DIRECTIONS
Reproduce the listing below character for character; drop every image.

## Begin

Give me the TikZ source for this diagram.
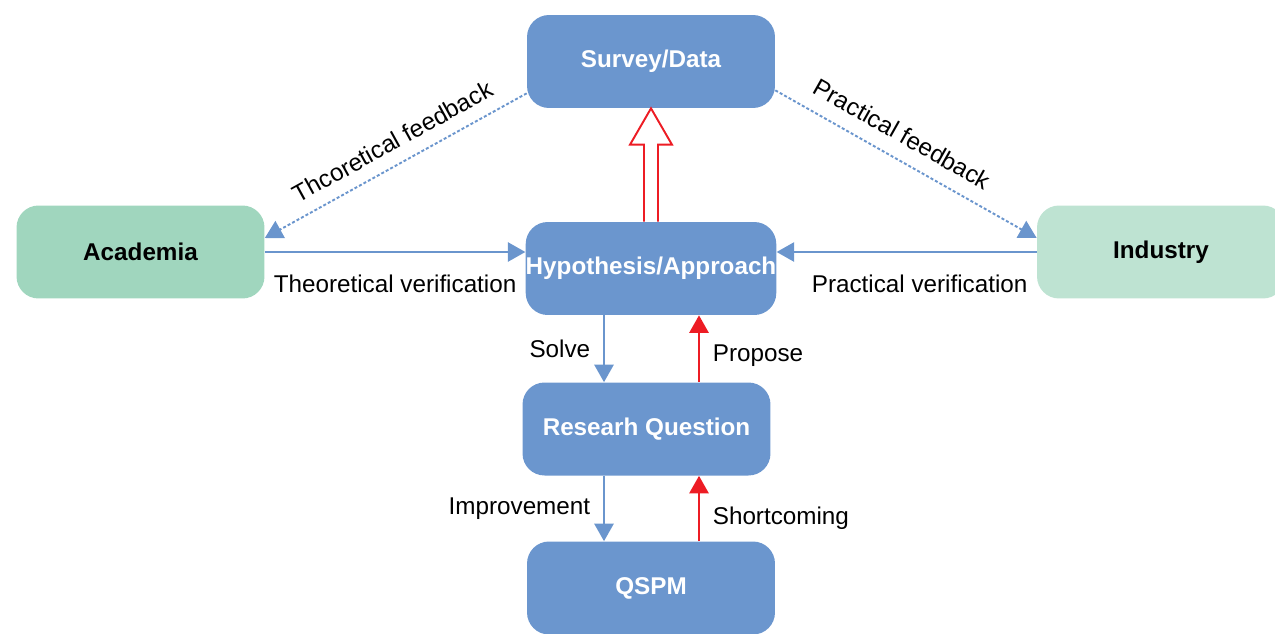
\documentclass[tikz,border=0pt]{standalone}
\usepackage{fontspec}
\setmainfont{Liberation Sans}
\usetikzlibrary{arrows.meta,calc}

\definecolor{boxblue}{RGB}{107,150,206}
\definecolor{lineblue}{RGB}{106,149,205}
\definecolor{arrowred}{RGB}{237,28,36}
\definecolor{acgreen}{RGB}{160,214,190}
\definecolor{ingreen}{RGB}{190,227,210}

\begin{document}
\begin{tikzpicture}[x=0.02cm,y=-0.02cm,
  font=\fontsize{13.8}{16}\selectfont,
  box/.style={rounded corners=0.44cm, minimum width=4.96cm, minimum height=1.86cm,
    inner sep=0pt, font=\fontsize{13.8}{16}\selectfont\bfseries},
  stagebox/.style={box, fill=boxblue, text=white},
  partnerbox/.style={box, text=black},
  blueline/.style={draw=lineblue, line width=1.1pt, -{Triangle[width=11pt,length=10pt]}},
  redline/.style={draw=arrowred, line width=1.1pt, -{Triangle[width=11pt,length=10pt]}},
  feedback/.style={blueline, dash pattern=on 1.7pt off 1.2pt}]
\useasboundingbox (0,0) rectangle (1275,633);
% boxes
\node[stagebox] (sv) at (651,61.5) {Survey/Data};
\node[stagebox] (hyp) at (651,268.5) {Hypothesis/Approach};
\node[stagebox] (rq) at (646.5,429) {Researh Question};
\node[stagebox] (qspm) at (651,588) {QSPM};
\node[partnerbox, fill=acgreen] (ac) at (140.5,252) {Academia};
\node[partnerbox, fill=ingreen] (in) at (1161,252) {Industry};
\coordinate (downx) at (604,0);
\coordinate (upx) at (699,0);
% vertical loop
\draw[blueline] (hyp.south -| downx) -- node[left=4pt] {Solve} (rq.north -| downx);
\draw[redline] (rq.north -| upx) -- node[right=4pt, pos=0.4] {Propose} (hyp.south -| upx);
\draw[blueline] (rq.south -| downx) -- node[left=4pt] {Improvement} (qspm.north -| downx);
\draw[redline] (qspm.north -| upx) -- node[right=4pt, pos=0.35] {Shortcoming} (rq.south -| upx);
% verification
\draw[blueline] (ac.east) -- node[below=9pt] {Theoretical verification} (ac.east -| hyp.west);
\draw[blueline] (in.west) -- node[below=9pt, pos=0.45] {Practical verification} (in.west -| hyp.east);
% feedback
\draw[feedback] ($(sv.south west)+(0,-15)$) -- node[sloped, above=4pt, pos=0.47] {Thcoretical feedback} ($(ac.east)+(0,-14)$);
\draw[feedback] ($(sv.south east)+(0,-18)$) -- node[sloped, above=5pt, pos=0.44] {Practical feedback} ($(in.west)+(0,-14)$);
% hollow arrow
\draw[draw=arrowred, line width=1.1pt, fill=white] ($(hyp.north)+(-7,0)$) -- ($(hyp.north)+(-7,-77)$)
  -- ($(hyp.north)+(-21,-77)$) -- (sv.south) -- ($(hyp.north)+(21,-77)$)
  -- ($(hyp.north)+(7,-77)$) -- ($(hyp.north)+(7,0)$);
\end{tikzpicture}
\end{document}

## End

SOLUTION TO THIS EXERCISE
Give me the TikZ source for this diagram.
\documentclass[tikz,border=0pt]{standalone}
\usepackage{fontspec}
\setmainfont{Liberation Sans}
\usetikzlibrary{arrows.meta,calc}

\definecolor{boxblue}{RGB}{107,150,206}
\definecolor{lineblue}{RGB}{106,149,205}
\definecolor{arrowred}{RGB}{237,28,36}
\definecolor{acgreen}{RGB}{160,214,190}
\definecolor{ingreen}{RGB}{190,227,210}

\begin{document}
\begin{tikzpicture}[x=0.02cm,y=-0.02cm,
  font=\fontsize{13.8}{16}\selectfont,
  box/.style={rounded corners=0.44cm, minimum width=4.96cm, minimum height=1.86cm,
    inner sep=0pt, font=\fontsize{13.8}{16}\selectfont\bfseries},
  stagebox/.style={box, fill=boxblue, text=white},
  partnerbox/.style={box, text=black},
  blueline/.style={draw=lineblue, line width=1.1pt, -{Triangle[width=11pt,length=10pt]}},
  redline/.style={draw=arrowred, line width=1.1pt, -{Triangle[width=11pt,length=10pt]}},
  feedback/.style={blueline, dash pattern=on 1.7pt off 1.2pt}]
\useasboundingbox (0,0) rectangle (1275,633);
% boxes
\node[stagebox] (sv) at (651,61.5) {Survey/Data};
\node[stagebox] (hyp) at (651,268.5) {Hypothesis/Approach};
\node[stagebox] (rq) at (646.5,429) {Researh Question};
\node[stagebox] (qspm) at (651,588) {QSPM};
\node[partnerbox, fill=acgreen] (ac) at (140.5,252) {Academia};
\node[partnerbox, fill=ingreen] (in) at (1161,252) {Industry};
\coordinate (downx) at (604,0);
\coordinate (upx) at (699,0);
% vertical loop
\draw[blueline] (hyp.south -| downx) -- node[left=4pt] {Solve} (rq.north -| downx);
\draw[redline] (rq.north -| upx) -- node[right=4pt, pos=0.4] {Propose} (hyp.south -| upx);
\draw[blueline] (rq.south -| downx) -- node[left=4pt] {Improvement} (qspm.north -| downx);
\draw[redline] (qspm.north -| upx) -- node[right=4pt, pos=0.35] {Shortcoming} (rq.south -| upx);
% verification
\draw[blueline] (ac.east) -- node[below=9pt] {Theoretical verification} (ac.east -| hyp.west);
\draw[blueline] (in.west) -- node[below=9pt, pos=0.45] {Practical verification} (in.west -| hyp.east);
% feedback
\draw[feedback] ($(sv.south west)+(0,-15)$) -- node[sloped, above=4pt, pos=0.47] {Thcoretical feedback} ($(ac.east)+(0,-14)$);
\draw[feedback] ($(sv.south east)+(0,-18)$) -- node[sloped, above=5pt, pos=0.44] {Practical feedback} ($(in.west)+(0,-14)$);
% hollow arrow
\draw[draw=arrowred, line width=1.1pt, fill=white] ($(hyp.north)+(-7,0)$) -- ($(hyp.north)+(-7,-77)$)
  -- ($(hyp.north)+(-21,-77)$) -- (sv.south) -- ($(hyp.north)+(21,-77)$)
  -- ($(hyp.north)+(7,-77)$) -- ($(hyp.north)+(7,0)$);
\end{tikzpicture}
\end{document}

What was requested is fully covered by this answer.